As Kyle turned to leave, another tweet was also being repeatedly forwarded within the community.


From Vitalik.


When discussing the Ethereum L2 ecosystem, he unusually adopted an almost self-reflective tone: "The progress of L2 entering Stage 2 has been much slower and more difficult than we expected. At the same time, L1 itself is actually continuing to scale up."


Another translation of this passage could also be: Sorry, we failed. Not a technical failure. But a narrative failure.


Multicoin was once one of the most outstanding narrative designers in this system. They carefully, systematically, and rigorously constructed an entire Web3 worldview. But today, even Kyle himself has started to say: blockchain may essentially just be an asset ledger.

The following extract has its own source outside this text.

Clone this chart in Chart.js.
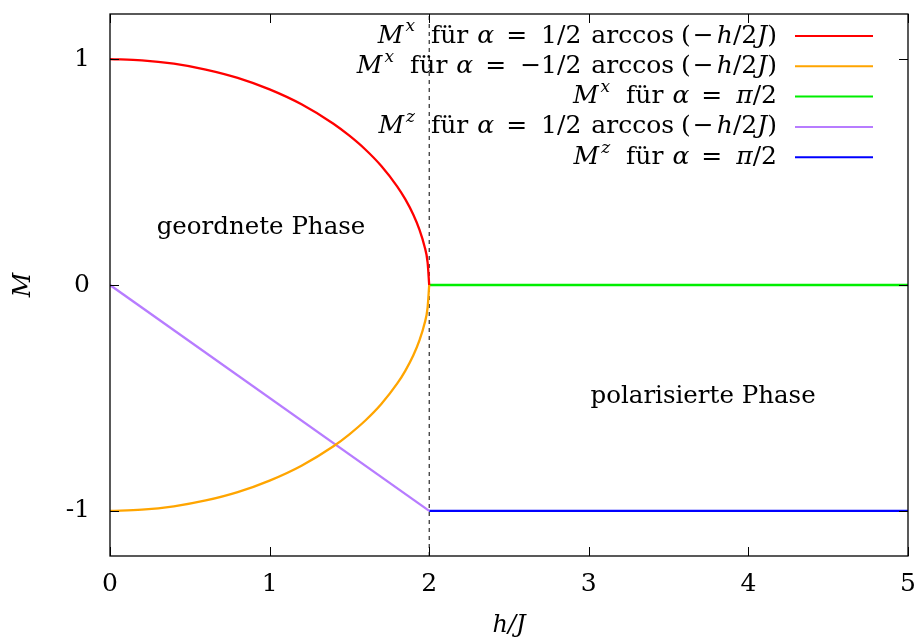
<!DOCTYPE html>
<html>
<head>
<meta charset="utf-8">
<script src="https://cdn.jsdelivr.net/npm/chart.js@4.4.1/dist/chart.umd.min.js"></script>
<style>
  html, body { margin: 0; padding: 0; background: #ffffff; }
  #c { display: block; }
</style>
</head>
<body>
<canvas id="c" width="921" height="641"></canvas>
<script>
// ---------------- data ----------------
const hOrdered = [0, 0.2, 0.4, 0.6, 0.8, 1.0, 1.2, 1.4, 1.5, 1.6, 1.7, 1.8, 1.85, 1.9, 1.94, 1.97, 1.99, 2.0];
const mxPlus   = [1.000, 0.995, 0.980, 0.954, 0.917, 0.866, 0.800, 0.714, 0.661, 0.600, 0.527, 0.436, 0.380, 0.312, 0.243, 0.173, 0.100, 0.000];
const mxMinus  = [-1.000, -0.995, -0.980, -0.954, -0.917, -0.866, -0.800, -0.714, -0.661, -0.600, -0.527, -0.436, -0.380, -0.312, -0.243, -0.173, -0.100, 0.000];
const hPolar   = [2, 5];
const mxPolar  = [0, 0];
const hMzOrd   = [0, 2];
const mzOrd    = [0, -1];
const mzPolar  = [-1, -1];
const hCritical = [2, 2];
const mCritical = [-1.2, 1.2];

const xTicks = [0, 1, 2, 3, 4, 5];
const yTicks = [-1, 0, 1];
const yTickLabels = ['-1', '0', '1'];

// markup: _italic_, ^superscript^, {n} = n px gap
const legendLabels = [
  '_M_^x^{16}für{9}_α_{12}={14}1/2{10}arccos{7}({2}−{3}_h_/2_J_)',
  '_M_^x^{16}für{9}_α_{12}={14}−1/2{10}arccos{7}({2}−{3}_h_/2_J_)',
  '_M_^x^{16}für{9}_α_{12}={14}_π_/2',
  '_M_^z^{16}für{9}_α_{12}={14}1/2{10}arccos{7}({2}−{3}_h_/2_J_)',
  '_M_^z^{16}für{9}_α_{12}={14}_π_/2'
];
const seriesColors = ['#ff0000', '#ffa500', '#00ee00', '#b77cff', '#0000ff'];
const phaseLabels = [
  { text: 'geordnete Phase', x: 0.946, y: 0.256 },
  { text: 'polarisierte Phase', x: 3.716, y: -0.494 }
];
const xTitle = 'h/J';
const yTitle = 'M';

// ---------------- helpers ----------------
const pts = (xs, ys) => xs.map((x, i) => ({ x: x, y: ys[i] }));
const SERIF = '"DejaVu Serif", "Liberation Serif", serif';
const FS = 25;

function parseRich(str) {
  const segs = [];
  let mode = 'r', buf = '';
  const flush = () => { if (buf) segs.push({ t: buf, m: mode }); buf = ''; };
  for (let k = 0; k < str.length; k++) {
    const ch = str[k];
    if (ch === '_') { flush(); mode = (mode === 'i') ? 'r' : 'i'; }
    else if (ch === '^') { flush(); mode = (mode === 's') ? 'r' : 's'; }
    else if (ch === '{') {
      flush();
      const end = str.indexOf('}', k);
      segs.push({ gap: parseFloat(str.slice(k + 1, end)) });
      k = end;
    }
    else buf += ch;
  }
  flush();
  return segs;
}
function segFont(m) {
  if (m === 'i') return 'italic ' + FS + 'px ' + SERIF;
  if (m === 's') return 'italic 17px ' + SERIF;
  return FS + 'px ' + SERIF;
}

const decorPlugin = {
  id: 'decor',
  afterDatasetsDraw(chart) {
    const ctx = chart.ctx;
    const a = chart.chartArea;
    const xs = chart.scales.x, ys = chart.scales.y;
    ctx.save();
    ctx.strokeStyle = '#000';
    ctx.lineWidth = 1.3;
    ctx.strokeRect(a.left, a.top, a.right - a.left, a.bottom - a.top);
    const tl = 9;
    ctx.lineWidth = 1;
    ctx.beginPath();
    xTicks.forEach(v => {
      const px = Math.round(xs.getPixelForValue(v)) + 0.5;
      ctx.moveTo(px, a.bottom); ctx.lineTo(px, a.bottom - tl);
      ctx.moveTo(px, a.top); ctx.lineTo(px, a.top + tl);
    });
    yTicks.forEach(v => {
      const py = Math.round(ys.getPixelForValue(v)) + 0.5;
      ctx.moveTo(a.left, py); ctx.lineTo(a.left + tl, py);
      ctx.moveTo(a.right, py); ctx.lineTo(a.right - tl, py);
    });
    ctx.stroke();
    ctx.fillStyle = '#000';
    ctx.font = '24.5px ' + SERIF;
    ctx.textAlign = 'center';
    ctx.textBaseline = 'middle';
    phaseLabels.forEach(p => {
      ctx.fillText(p.text, xs.getPixelForValue(p.x), ys.getPixelForValue(p.y));
    });
    const rightEdge = 777, lineX0 = 795, lineX1 = 873, y0 = 36, dy = 30.3;
    ctx.textAlign = 'left';
    ctx.textBaseline = 'middle';
    legendLabels.forEach((lab, i) => {
      const y = y0 + i * dy;
      const segs = parseRich(lab);
      let w = 0;
      segs.forEach(s => {
        if (s.gap !== undefined) { s.w = s.gap; }
        else { ctx.font = segFont(s.m); s.w = ctx.measureText(s.t).width + (s.m === 's' ? 2 : 0); }
        w += s.w;
      });
      let x = rightEdge - w;
      segs.forEach(s => {
        if (s.gap === undefined) {
          ctx.font = segFont(s.m);
          ctx.fillStyle = '#000';
          ctx.fillText(s.t, s.m === 's' ? x + 2 : x, s.m === 's' ? y - 9 : y);
        }
        x += s.w;
      });
      ctx.strokeStyle = seriesColors[i];
      ctx.lineWidth = 2;
      ctx.beginPath();
      ctx.moveTo(lineX0, y); ctx.lineTo(lineX1, y);
      ctx.stroke();
    });
    ctx.restore();
  }
};

const baseDs = { pointRadius: 0, borderWidth: 2.3, fill: false, tension: 0 };

new Chart(document.getElementById('c'), {
  type: 'line',
  data: {
    datasets: [
      Object.assign({}, baseDs, { label: 'Mx+', data: pts(hOrdered, mxPlus), borderColor: seriesColors[0], cubicInterpolationMode: 'monotone' }),
      Object.assign({}, baseDs, { label: 'Mx-', data: pts(hOrdered, mxMinus), borderColor: seriesColors[1], cubicInterpolationMode: 'monotone' }),
      Object.assign({}, baseDs, { label: 'Mx pi/2', data: pts(hPolar, mxPolar), borderColor: seriesColors[2] }),
      Object.assign({}, baseDs, { label: 'Mz', data: pts(hMzOrd, mzOrd), borderColor: seriesColors[3] }),
      Object.assign({}, baseDs, { label: 'Mz pi/2', data: pts(hPolar, mzPolar), borderColor: seriesColors[4] }),
      Object.assign({}, baseDs, { label: 'h = 2J', data: pts(hCritical, mCritical), borderColor: '#000', borderWidth: 1, borderDash: [4, 4] })
    ]
  },
  options: {
    responsive: false,
    animation: false,
    devicePixelRatio: 1,
    layout: { padding: { top: 14, right: 13, left: 0, bottom: 0 } },
    plugins: { legend: { display: false }, tooltip: { enabled: false } },
    scales: {
      x: {
        type: 'linear', min: 0, max: 5,
        afterBuildTicks: s => { s.ticks = xTicks.map(v => ({ value: v })); },
        afterFit: s => { s.height = 85; s.paddingLeft = 0; s.paddingRight = 0; },
        grid: { display: false, drawTicks: false },
        border: { display: false },
        ticks: { color: '#000', font: { family: SERIF, size: 25 }, padding: 13, maxRotation: 0 },
        title: { display: true, text: xTitle, color: '#000', font: { family: SERIF, size: 24, style: 'italic' }, padding: { top: 0, bottom: 1 } }
      },
      y: {
        type: 'linear', min: -1.2, max: 1.2,
        afterBuildTicks: s => { s.ticks = yTicks.map(v => ({ value: v })); },
        afterFit: s => { s.width = 110; s.paddingTop = 0; s.paddingBottom = 0; },
        grid: { display: false, drawTicks: false },
        border: { display: false },
        ticks: { color: '#000', font: { family: SERIF, size: 25 }, padding: 20,
                 callback: (v) => yTickLabels[yTicks.indexOf(v)] },
        title: { display: true, text: yTitle, color: '#000', font: { family: SERIF, size: 24, style: 'italic' }, padding: { top: 9, bottom: 0 } }
      }
    }
  },
  plugins: [decorPlugin]
});
</script>
</body>
</html>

What can blockchain actually do? Ten years have passed, and although we haven't found the correct answer yet, fortunately, we have at least ruled out one wrong answer.


Kyle's departure marks the end of an era, but we may also be about to welcome a new one.


Because at the same time, there are still some people, including Vitalik, who are holding on in this industry.


Over the past decade, Bitcoin has experienced countless moments where it "seemed over": Mt.Gox, the 2014 ban, the ICO crash, March 12th, FTX... Each time, the market declared its death; each time, it slowly crawled back.


The narrative will fail, the cycle will end, and capital will retreat.


But as long as there are still people willing to bet their time on technology and their reputation on the system, this industry will never truly go back to zero.